Wednesday, April 26, 2006

Get Unstuck

Today I met with a good friend called Michael Bungay Stainer. His blog link is:
Michael rates as not only one of the most decent guys I have got to know in the past year but one of the most creative and brilliant. His book called, Get Unstuck is an extremely helpful tool and his workshop is entertaining and quite genius. I would highly recommend signing up to his newsletter and if you have a team that you would like to help encourage to think outside of the box it would be very worth it to retain his services for the day.

Mark Dowds

Monday, April 24, 2006

The World Wide Web - A New World Order

When considering the world of the web in context of our lives it doesn't take a computer programmer to recognize how it is shaping the potential for independant work, remote work, and self-managing teams. It doesn't take long to find a client facing project management tool, a sales tracking tool, an invoice and time tracking system, along with all of the means to collaborate with a team that lives beyond your home office.

For those who are interested in looking some more and doing research, the following site can lead to endless browsing and discovery. I reveal this site with a warning that it may take many hours of "aha's" and learning to realize what you can now do for cheap or free that is better than what you have in the corporate office.

Mark Dowds

Sunday, April 23, 2006

Is there any positive benefit to IQ testing?

I have been studying IQ testing as part of my Masters in I/O Psychology and have been considering the influence of many historical figures. The information below may not connect with everyone who has not researched into the history of psychology but may give a hint towards the way our perspectives and visions in life can have harmful results for large portions of the population.
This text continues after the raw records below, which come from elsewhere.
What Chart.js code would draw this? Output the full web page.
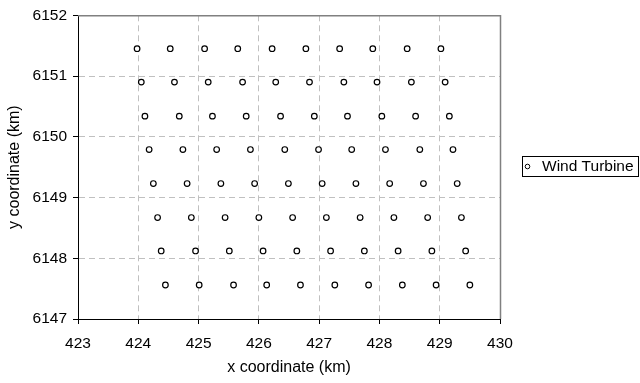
<!DOCTYPE html>
<html>
<head>
<meta charset="utf-8">
<script src="https://cdn.jsdelivr.net/npm/chart.js@4"></script>
<style>
  html, body { margin: 0; padding: 0; background: #fff; }
  #wrap { width: 640px; height: 383px; }
</style>
</head>
<body>
<div id="wrap"><canvas id="chart" width="640" height="383"></canvas></div>
<script>
// Turbine rows (km)
const seriesLabel = 'Wind Turbine';
const rowY = [6151.45, 6150.90, 6150.34, 6149.79, 6149.23, 6148.67, 6148.12, 6147.56];
const row1X = [423.98, 424.53, 425.10, 425.65, 426.22, 426.78, 427.34, 427.89, 428.46, 429.02];
const row2X = [424.05, 424.60, 425.16, 425.73, 426.28, 426.84, 427.41, 427.96, 428.53, 429.09];
const row3X = [424.11, 424.68, 425.23, 425.79, 426.36, 426.92, 427.47, 428.04, 428.60, 429.16];
const row4X = [424.18, 424.74, 425.30, 425.86, 426.43, 426.99, 427.54, 428.10, 428.67, 429.22];
const row5X = [424.25, 424.81, 425.37, 425.93, 426.49, 427.05, 427.61, 428.17, 428.73, 429.29];
const row6X = [424.32, 424.88, 425.44, 426.00, 426.56, 427.12, 427.68, 428.24, 428.80, 429.36];
const row7X = [424.38, 424.95, 425.51, 426.07, 426.63, 427.19, 427.75, 428.31, 428.87, 429.43];
const row8X = [424.45, 425.01, 425.58, 426.13, 426.69, 427.26, 427.82, 428.38, 428.94, 429.50];
const rowsX = [row1X, row2X, row3X, row4X, row5X, row6X, row7X, row8X];

const xTitle = 'x coordinate (km)';
const yTitle = 'y coordinate (km)';

const FONT = "'Liberation Sans', Arial, sans-serif";

// build the point list
const points = [];
rowsX.forEach((xs, i) => {
  xs.forEach(x => points.push({ x: x, y: rowY[i] }));
});

// solid gray frame on top/right of the plot
const frameLines = {
  id: 'frameLines',
  afterDraw(chart) {
    const { ctx, chartArea: a } = chart;
    ctx.save();
    ctx.strokeStyle = '#808080';
    ctx.lineWidth = 1.5;
    ctx.beginPath();
    ctx.moveTo(a.left, a.top + 0.5);
    ctx.lineTo(a.right + 0.5, a.top + 0.5);
    ctx.lineTo(a.right + 0.5, a.bottom);
    ctx.stroke();
    ctx.restore();
  }
};

// boxed legend to the right of the plot
const boxLegend = {
  id: 'boxLegend',
  afterDraw(chart) {
    const ctx = chart.ctx;
    const ds = chart.data.datasets[0];
    ctx.save();
    ctx.strokeStyle = '#000';
    ctx.lineWidth = 1;
    ctx.strokeRect(522.5, 156.5, 116, 20);
    ctx.beginPath();
    ctx.arc(527.5, 166.5, 2.3, 0, Math.PI * 2);
    ctx.fillStyle = '#fff';
    ctx.fill();
    ctx.stroke();
    ctx.fillStyle = '#000';
    ctx.font = '15.5px ' + FONT;
    ctx.textBaseline = 'middle';
    ctx.fillText(ds.label, 542, 167);
    ctx.restore();
  }
};

new Chart(document.getElementById('chart'), {
  type: 'scatter',
  data: {
    datasets: [{
      label: seriesLabel,
      data: points,
      pointStyle: 'circle',
      pointRadius: 2.8,
      pointHoverRadius: 2.8,
      pointBorderWidth: 1.2,
      borderColor: '#000',
      backgroundColor: '#fff'
    }]
  },
  options: {
    responsive: false,
    animation: false,
    layout: { padding: { top: 14, right: 140, left: 0, bottom: 0 } },
    plugins: {
      legend: { display: false },
      tooltip: { enabled: false }
    },
    scales: {
      x: {
        type: 'linear',
        min: 423,
        max: 430,
        afterFit(scale) { scale.height = 64; },
        ticks: {
          stepSize: 1,
          color: '#000',
          padding: 10,
          font: { family: FONT, size: 15.5 },
          callback: v => String(v)
        },
        grid: { color: '#c0c0c0', tickColor: '#000', tickLength: 5, tickBorderDash: [] },
        border: { display: true, color: '#000', width: 1, dash: [6, 4] },
        title: {
          display: true,
          text: xTitle,
          color: '#000',
          font: { family: FONT, size: 16 },
          padding: { top: 0, bottom: 6 }
        }
      },
      y: {
        type: 'linear',
        min: 6147,
        max: 6152,
        afterFit(scale) { scale.width = 78; },
        ticks: {
          stepSize: 1,
          color: '#000',
          padding: 6,
          font: { family: FONT, size: 15.5 },
          callback: v => String(v)
        },
        grid: { color: '#c0c0c0', tickColor: '#000', tickLength: 5, tickBorderDash: [] },
        border: { display: true, color: '#000', width: 1, dash: [6, 4] },
        title: {
          display: true,
          text: yTitle,
          color: '#000',
          font: { family: FONT, size: 16 },
          padding: { top: 5, bottom: 0 }
        }
      }
    }
  },
  plugins: [frameLines, boxLegend]
});
</script>
</body>
</html>
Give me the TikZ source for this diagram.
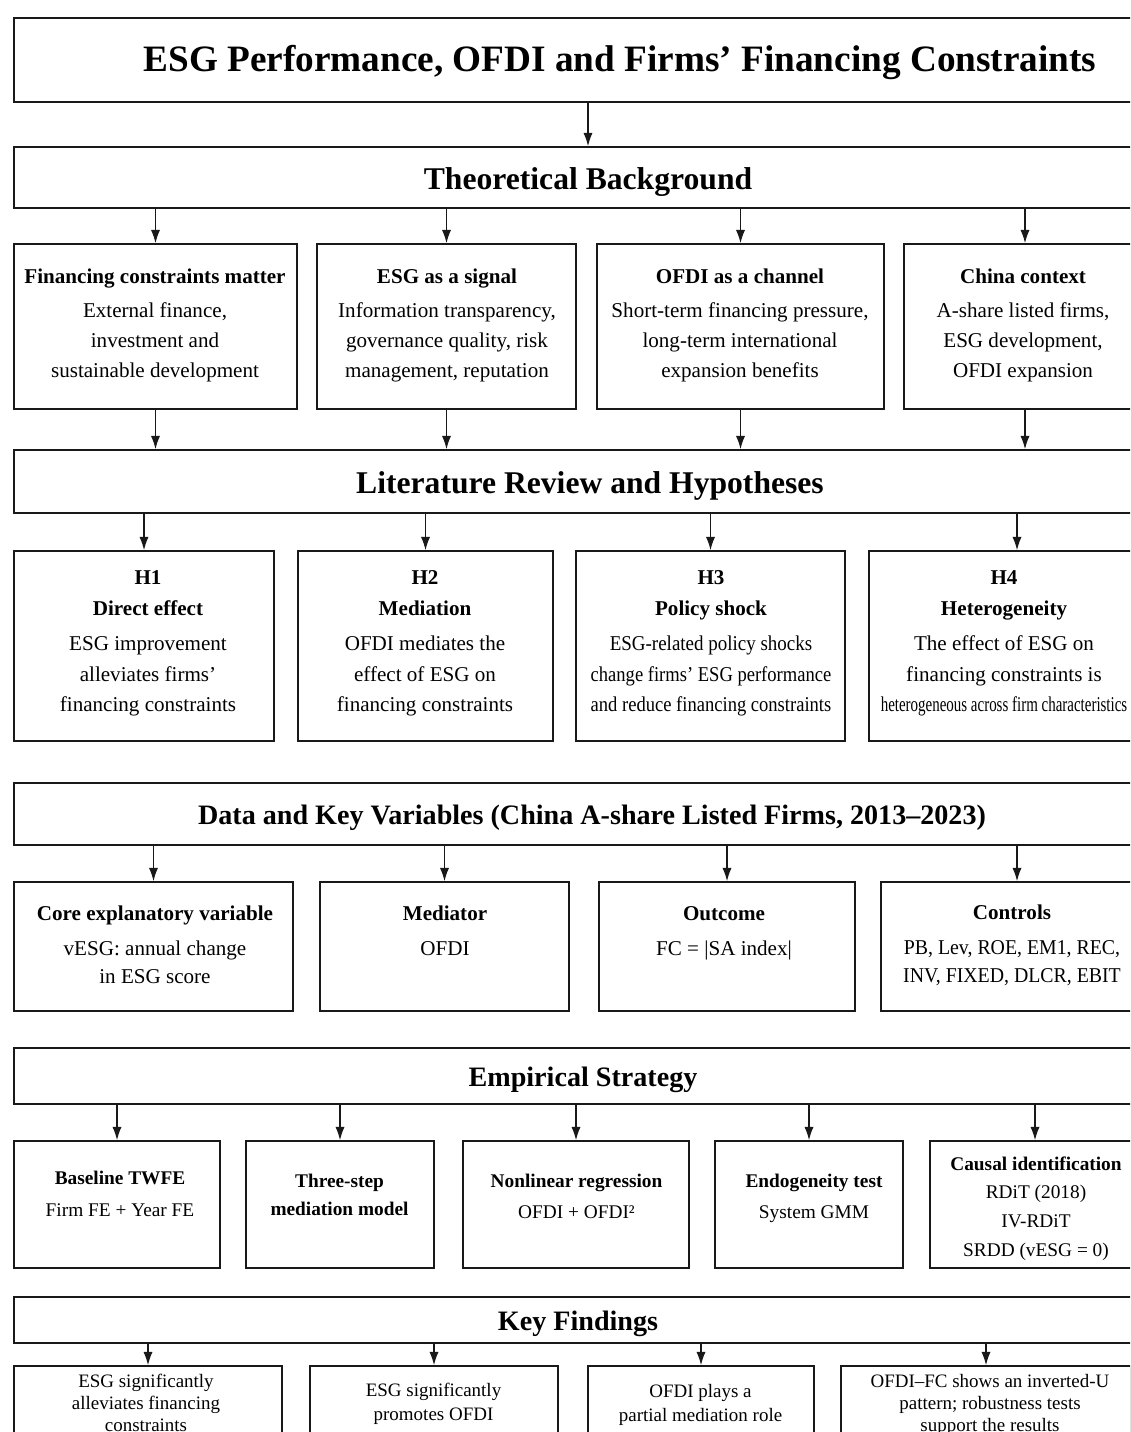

If we were to accept that even the most positive intent can lead to the most negative behavior, we can recognize that even a great discovery can have very destructive results. When considering the IQ controversy and assessing fairness one needs to first consider what action the outcome of the tests point to. For instance, when someone is discovered to be in the 80-90 IQ (dullness, rarely classifiable as feeble-mindedness) other than being branded as below the norm the information has limited worth unless applied to some form of streaming. Although Binet did not see himself as rigid a hereditarian as Galton, and stated that a test could only show the present state of a child (not the past, or future), he actively participated in the future of a child by bringing data that would lead to a specified path such as a socially segregated life within a special education environment.
In Northern Ireland, my home country, there is still a test invoked upon 11 year old children at the end of Primary (elementary) school. The result of this test, called the 11+, predicts the next level of education the child will receive. If a child receives less than an A it is more than likely that they will have the following 5 years in what is called “High School”. High School in Northern Ireland has a more technical blue collar or tradesman bent. If a child receives an A they are almost guaranteed to get into “Grammar School”. Grammar school is more academic in nature and extends 2 years longer that high school. In most cases Grammar schools have the better teachers and resources and have the respect in the industrial community when it comes to finding a job. Someone who fails the 11+ or does not get into grammar school can excel and transfer into grammar school at 16 to receive 2 more years of education in preparation for university. This however is a challenge against the odds and often against the culture of a school. Many do make it through like a salmon swimming upstream, however it still seems unfair to test a child at 11 in a way that streams much of their future life and opportunity.

The 11+ illustration is used here to emphasize how information and testing can limit a person’s potential in the same way it can within a special education environment that was being proposed at the time of Galton and Binet. The other side of the argument is interesting, that without segregation things would default to a lower norm or mediocrity. This reflection of eugenics and social positioning is a strange mix of a survival of the fittest mentality (except in this case the fit need to be separated to survive) with the increasing effects of urbanization and industrialization. With future vision casters like Bacon and the rhetoric they embedded in society the natural organic world needed to be altered and mechanized in order to fit the world of the future. Thankfully there were some people like Walter Lippmann who saw things differently and made compelling arguments that highlighted self-fulfilling prophecies and experimenter expectancy effects.

The development of IQ testing in my opinion has led to mostly negative societal results such as, biased immigration laws, data to support racism, xenophobia, educational streaming, and predominance of the white middle class. It can be argued that we have gained through these tests from things like SAT and job fit profiling. A process however that eliminates prior to participation is still one that appreciates the intellect as more superior than the entire system.